RECORDED DATA |
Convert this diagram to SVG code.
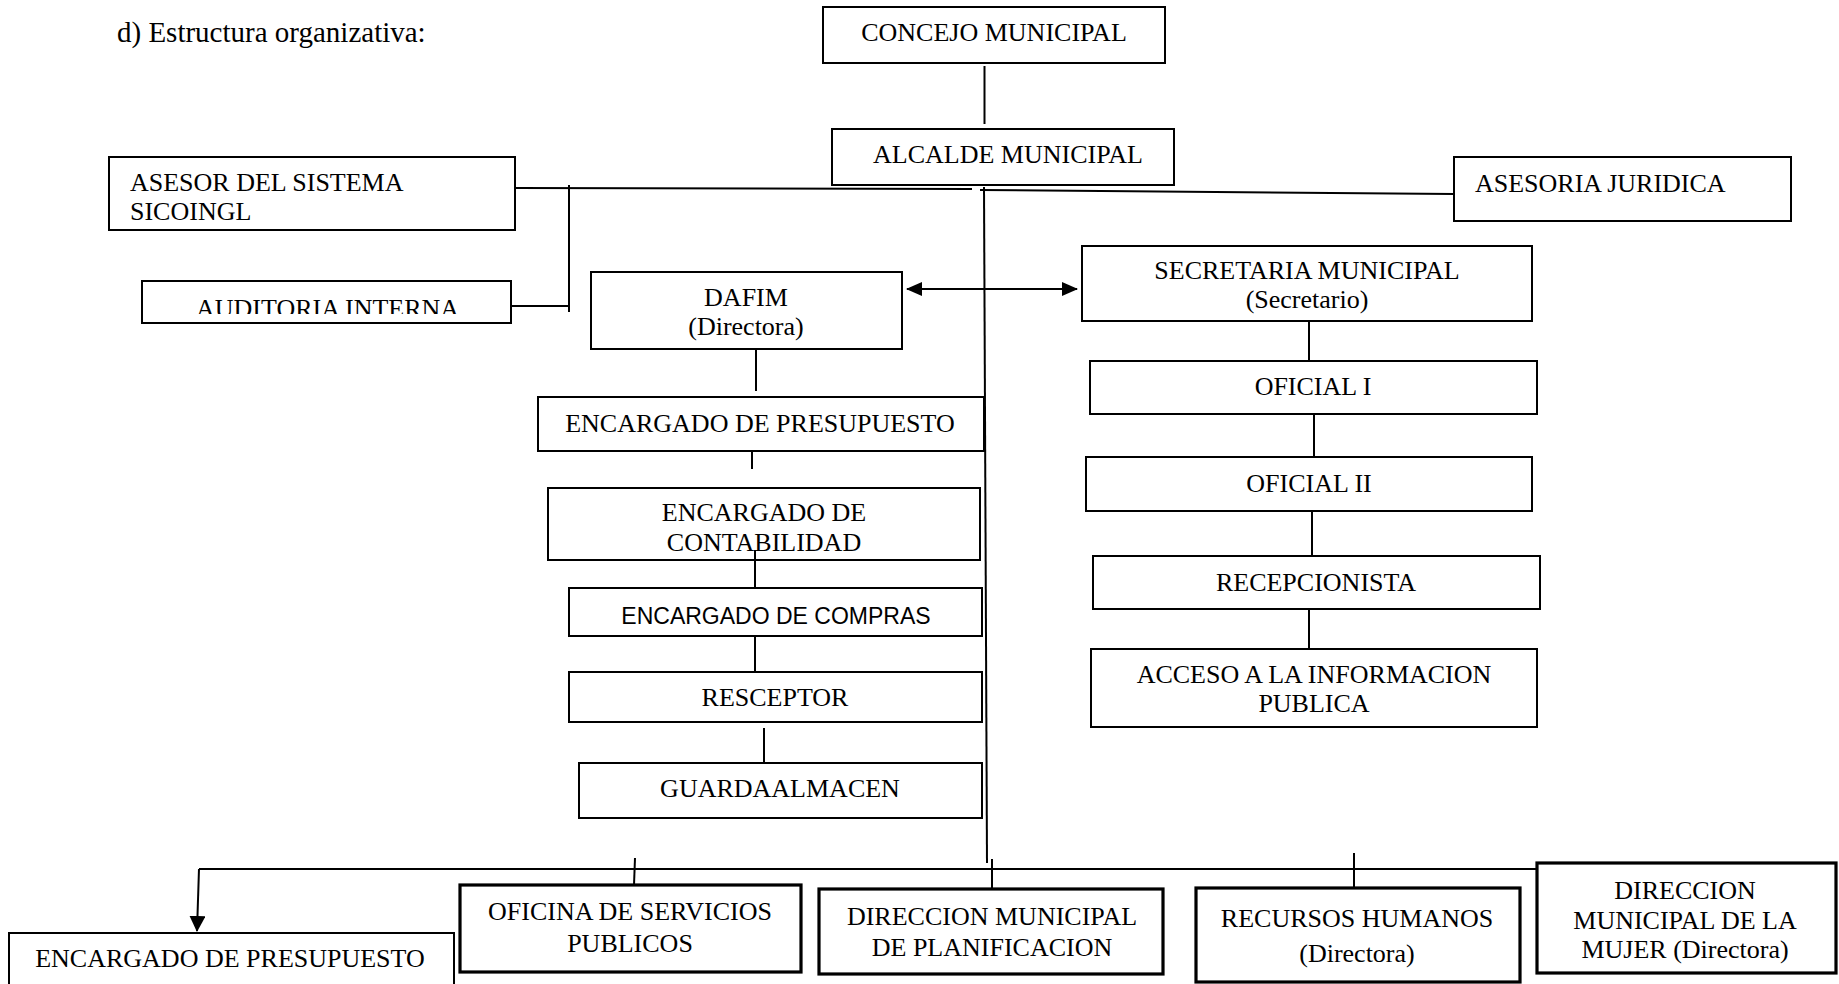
<svg xmlns="http://www.w3.org/2000/svg" width="1839" height="984" viewBox="0 0 1839 984">
<defs>
<style>
.bx{fill:#fff;stroke:#000;stroke-width:2}
.bt{fill:#fff;stroke:#000;stroke-width:3.2}
.t{font-family:"Liberation Serif","Times New Roman",serif;font-size:26px;fill:#000}
.c{text-anchor:middle}
.s{font-family:"Liberation Sans",Arial,sans-serif;font-size:23px;fill:#000}
.ln{stroke:#000;stroke-width:2;fill:none}
</style>
<marker id="ah" viewBox="0 0 16 14" refX="15" refY="7" markerWidth="16" markerHeight="14" markerUnits="userSpaceOnUse" orient="auto-start-reverse">
<path d="M0,0 L16,7 L0,14 Z" fill="#000"/>
</marker>
<marker id="ad" viewBox="0 0 16 16" refX="15" refY="8" markerWidth="16" markerHeight="16" markerUnits="userSpaceOnUse" orient="auto">
<path d="M0,0 L16,8 L0,16 Z" fill="#000"/>
</marker>
<clipPath id="audclip"><rect x="143" y="282" width="367" height="32"/></clipPath>
</defs>
<rect width="1839" height="984" fill="#fff"/>
<text x="117" y="42" font-family="Liberation Serif, Times New Roman, serif" font-size="29" fill="#000">d) Estructura organizativa:</text>

<g id="connectors">
<line class="ln" x1="984.5" y1="66" x2="984.5" y2="124"/>
<line class="ln" x1="515" y1="188" x2="972" y2="189"/>
<line class="ln" x1="980" y1="190" x2="1454" y2="194"/>
<line class="ln" x1="569" y1="185" x2="569" y2="312"/>
<line class="ln" x1="511" y1="306" x2="569" y2="306"/>
<line class="ln" x1="984" y1="187" x2="987" y2="863"/>
<line class="ln" x1="907" y1="289" x2="1077" y2="289" stroke-width="3" marker-start="url(#ah)" marker-end="url(#ah)"/>
<line class="ln" x1="756" y1="349" x2="756" y2="391"/>
<line class="ln" x1="752" y1="448" x2="752" y2="469"/>
<line class="ln" x1="755" y1="550" x2="755" y2="588"/>
<line class="ln" x1="755" y1="636" x2="755" y2="672"/>
<line class="ln" x1="764" y1="728" x2="764" y2="763"/>
<line class="ln" x1="1309" y1="321" x2="1309" y2="361"/>
<line class="ln" x1="1314" y1="414" x2="1314" y2="457"/>
<line class="ln" x1="1312" y1="511" x2="1312" y2="556"/>
<line class="ln" x1="1309" y1="607" x2="1309" y2="649"/>
<line class="ln" x1="199" y1="869" x2="1537" y2="869"/>
<line class="ln" x1="199" y1="869" x2="197" y2="931" stroke-width="2.5" marker-end="url(#ad)"/>
<line class="ln" x1="635" y1="858" x2="634" y2="885"/>
<line class="ln" x1="992" y1="859" x2="992" y2="889"/>
<line class="ln" x1="1354" y1="853" x2="1354" y2="888"/>
</g>

<g id="concejo"><rect class="bx" x="823" y="7" width="342" height="56"/><text class="t c" x="994" y="41">CONCEJO MUNICIPAL</text></g>
<g id="alcalde"><rect class="bx" x="832" y="129" width="342" height="56"/><text class="t c" x="1008" y="163">ALCALDE MUNICIPAL</text></g>
<g id="asesor"><rect class="bx" x="109" y="157" width="406" height="73"/><text class="t" x="130" y="191">ASESOR DEL SISTEMA</text><text class="t" x="130" y="220">SICOINGL</text></g>
<g id="juridica"><rect class="bx" x="1454" y="157" width="337" height="64"/><text class="t" x="1475" y="192">ASESORIA JURIDICA</text></g>
<g id="auditoria"><rect class="bx" x="142" y="281" width="369" height="42"/><text class="t" x="196" y="317" clip-path="url(#audclip)">AUDITORIA INTERNA</text></g>
<g id="dafim"><rect class="bx" x="591" y="272" width="311" height="77"/><text class="t c" x="746" y="306">DAFIM</text><text class="t c" x="746" y="335">(Directora)</text></g>
<g id="secretaria"><rect class="bx" x="1082" y="246" width="450" height="75"/><text class="t c" x="1307" y="279">SECRETARIA MUNICIPAL</text><text class="t c" x="1307" y="308">(Secretario)</text></g>
<g id="oficial1"><rect class="bx" x="1090" y="361" width="447" height="53"/><text class="t c" x="1313" y="395">OFICIAL I</text></g>
<g id="oficial2"><rect class="bx" x="1086" y="457" width="446" height="54"/><text class="t c" x="1309" y="492">OFICIAL II</text></g>
<g id="recepcionista"><rect class="bx" x="1093" y="556" width="447" height="53"/><text class="t c" x="1316" y="591">RECEPCIONISTA</text></g>
<g id="acceso"><rect class="bx" x="1091" y="649" width="446" height="78"/><text class="t c" x="1314" y="683">ACCESO A LA INFORMACION</text><text class="t c" x="1314" y="712">PUBLICA</text></g>
<g id="presupuesto"><rect class="bx" x="538" y="397" width="446" height="54"/><text class="t c" x="760" y="432">ENCARGADO DE PRESUPUESTO</text></g>
<g id="contabilidad"><rect class="bx" x="548" y="488" width="432" height="72"/><text class="t c" x="764" y="521">ENCARGADO DE</text><text class="t c" x="764" y="551">CONTABILIDAD</text><line class="ln" x1="755" y1="550" x2="755" y2="560"/></g>
<g id="compras"><rect class="bx" x="569" y="588" width="413" height="48"/><text class="s c" x="776" y="624">ENCARGADO DE COMPRAS</text></g>
<g id="resceptor"><rect class="bx" x="569" y="672" width="413" height="50"/><text class="t c" x="775" y="706">RESCEPTOR</text></g>
<g id="guardaalmacen"><rect class="bx" x="579" y="763" width="403" height="55"/><text class="t c" x="780" y="797">GUARDAALMACEN</text></g>

<g id="presupuesto2"><rect class="bx" x="9" y="933" width="445" height="70"/><text class="t c" x="230" y="967">ENCARGADO DE PRESUPUESTO</text></g>
<g id="servicios"><rect class="bt" x="460" y="885" width="341" height="87"/><text class="t c" x="630" y="920">OFICINA DE SERVICIOS</text><text class="t c" x="630" y="952">PUBLICOS</text></g>
<g id="planificacion"><rect class="bt" x="819" y="889" width="344" height="85"/><text class="t c" x="992" y="925">DIRECCION MUNICIPAL</text><text class="t c" x="992" y="956">DE PLANIFICACION</text></g>
<g id="rrhh"><rect class="bt" x="1196" y="888" width="324" height="94"/><text class="t c" x="1357" y="927">RECURSOS HUMANOS</text><text class="t c" x="1357" y="962">(Directora)</text></g>
<g id="mujer"><rect class="bt" x="1537" y="863" width="299" height="110"/><text class="t c" x="1685" y="899">DIRECCION</text><text class="t c" x="1685" y="929">MUNICIPAL DE LA</text><text class="t c" x="1685" y="958">MUJER (Directora)</text></g>
</svg>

TASK PROMPT | Reproduce each line exactly, please, except for any pictures.

RESULT OF THIS EXERCISE |
Convert this diagram to SVG code.
<svg xmlns="http://www.w3.org/2000/svg" width="1839" height="984" viewBox="0 0 1839 984">
<defs>
<style>
.bx{fill:#fff;stroke:#000;stroke-width:2}
.bt{fill:#fff;stroke:#000;stroke-width:3.2}
.t{font-family:"Liberation Serif","Times New Roman",serif;font-size:26px;fill:#000}
.c{text-anchor:middle}
.s{font-family:"Liberation Sans",Arial,sans-serif;font-size:23px;fill:#000}
.ln{stroke:#000;stroke-width:2;fill:none}
</style>
<marker id="ah" viewBox="0 0 16 14" refX="15" refY="7" markerWidth="16" markerHeight="14" markerUnits="userSpaceOnUse" orient="auto-start-reverse">
<path d="M0,0 L16,7 L0,14 Z" fill="#000"/>
</marker>
<marker id="ad" viewBox="0 0 16 16" refX="15" refY="8" markerWidth="16" markerHeight="16" markerUnits="userSpaceOnUse" orient="auto">
<path d="M0,0 L16,8 L0,16 Z" fill="#000"/>
</marker>
<clipPath id="audclip"><rect x="143" y="282" width="367" height="32"/></clipPath>
</defs>
<rect width="1839" height="984" fill="#fff"/>
<text x="117" y="42" font-family="Liberation Serif, Times New Roman, serif" font-size="29" fill="#000">d) Estructura organizativa:</text>

<g id="connectors">
<line class="ln" x1="984.5" y1="66" x2="984.5" y2="124"/>
<line class="ln" x1="515" y1="188" x2="972" y2="189"/>
<line class="ln" x1="980" y1="190" x2="1454" y2="194"/>
<line class="ln" x1="569" y1="185" x2="569" y2="312"/>
<line class="ln" x1="511" y1="306" x2="569" y2="306"/>
<line class="ln" x1="984" y1="187" x2="987" y2="863"/>
<line class="ln" x1="907" y1="289" x2="1077" y2="289" stroke-width="3" marker-start="url(#ah)" marker-end="url(#ah)"/>
<line class="ln" x1="756" y1="349" x2="756" y2="391"/>
<line class="ln" x1="752" y1="448" x2="752" y2="469"/>
<line class="ln" x1="755" y1="550" x2="755" y2="588"/>
<line class="ln" x1="755" y1="636" x2="755" y2="672"/>
<line class="ln" x1="764" y1="728" x2="764" y2="763"/>
<line class="ln" x1="1309" y1="321" x2="1309" y2="361"/>
<line class="ln" x1="1314" y1="414" x2="1314" y2="457"/>
<line class="ln" x1="1312" y1="511" x2="1312" y2="556"/>
<line class="ln" x1="1309" y1="607" x2="1309" y2="649"/>
<line class="ln" x1="199" y1="869" x2="1537" y2="869"/>
<line class="ln" x1="199" y1="869" x2="197" y2="931" stroke-width="2.5" marker-end="url(#ad)"/>
<line class="ln" x1="635" y1="858" x2="634" y2="885"/>
<line class="ln" x1="992" y1="859" x2="992" y2="889"/>
<line class="ln" x1="1354" y1="853" x2="1354" y2="888"/>
</g>

<g id="concejo"><rect class="bx" x="823" y="7" width="342" height="56"/><text class="t c" x="994" y="41">CONCEJO MUNICIPAL</text></g>
<g id="alcalde"><rect class="bx" x="832" y="129" width="342" height="56"/><text class="t c" x="1008" y="163">ALCALDE MUNICIPAL</text></g>
<g id="asesor"><rect class="bx" x="109" y="157" width="406" height="73"/><text class="t" x="130" y="191">ASESOR DEL SISTEMA</text><text class="t" x="130" y="220">SICOINGL</text></g>
<g id="juridica"><rect class="bx" x="1454" y="157" width="337" height="64"/><text class="t" x="1475" y="192">ASESORIA JURIDICA</text></g>
<g id="auditoria"><rect class="bx" x="142" y="281" width="369" height="42"/><text class="t" x="196" y="317" clip-path="url(#audclip)">AUDITORIA INTERNA</text></g>
<g id="dafim"><rect class="bx" x="591" y="272" width="311" height="77"/><text class="t c" x="746" y="306">DAFIM</text><text class="t c" x="746" y="335">(Directora)</text></g>
<g id="secretaria"><rect class="bx" x="1082" y="246" width="450" height="75"/><text class="t c" x="1307" y="279">SECRETARIA MUNICIPAL</text><text class="t c" x="1307" y="308">(Secretario)</text></g>
<g id="oficial1"><rect class="bx" x="1090" y="361" width="447" height="53"/><text class="t c" x="1313" y="395">OFICIAL I</text></g>
<g id="oficial2"><rect class="bx" x="1086" y="457" width="446" height="54"/><text class="t c" x="1309" y="492">OFICIAL II</text></g>
<g id="recepcionista"><rect class="bx" x="1093" y="556" width="447" height="53"/><text class="t c" x="1316" y="591">RECEPCIONISTA</text></g>
<g id="acceso"><rect class="bx" x="1091" y="649" width="446" height="78"/><text class="t c" x="1314" y="683">ACCESO A LA INFORMACION</text><text class="t c" x="1314" y="712">PUBLICA</text></g>
<g id="presupuesto"><rect class="bx" x="538" y="397" width="446" height="54"/><text class="t c" x="760" y="432">ENCARGADO DE PRESUPUESTO</text></g>
<g id="contabilidad"><rect class="bx" x="548" y="488" width="432" height="72"/><text class="t c" x="764" y="521">ENCARGADO DE</text><text class="t c" x="764" y="551">CONTABILIDAD</text><line class="ln" x1="755" y1="550" x2="755" y2="560"/></g>
<g id="compras"><rect class="bx" x="569" y="588" width="413" height="48"/><text class="s c" x="776" y="624">ENCARGADO DE COMPRAS</text></g>
<g id="resceptor"><rect class="bx" x="569" y="672" width="413" height="50"/><text class="t c" x="775" y="706">RESCEPTOR</text></g>
<g id="guardaalmacen"><rect class="bx" x="579" y="763" width="403" height="55"/><text class="t c" x="780" y="797">GUARDAALMACEN</text></g>

<g id="presupuesto2"><rect class="bx" x="9" y="933" width="445" height="70"/><text class="t c" x="230" y="967">ENCARGADO DE PRESUPUESTO</text></g>
<g id="servicios"><rect class="bt" x="460" y="885" width="341" height="87"/><text class="t c" x="630" y="920">OFICINA DE SERVICIOS</text><text class="t c" x="630" y="952">PUBLICOS</text></g>
<g id="planificacion"><rect class="bt" x="819" y="889" width="344" height="85"/><text class="t c" x="992" y="925">DIRECCION MUNICIPAL</text><text class="t c" x="992" y="956">DE PLANIFICACION</text></g>
<g id="rrhh"><rect class="bt" x="1196" y="888" width="324" height="94"/><text class="t c" x="1357" y="927">RECURSOS HUMANOS</text><text class="t c" x="1357" y="962">(Directora)</text></g>
<g id="mujer"><rect class="bt" x="1537" y="863" width="299" height="110"/><text class="t c" x="1685" y="899">DIRECCION</text><text class="t c" x="1685" y="929">MUNICIPAL DE LA</text><text class="t c" x="1685" y="958">MUJER (Directora)</text></g>
</svg>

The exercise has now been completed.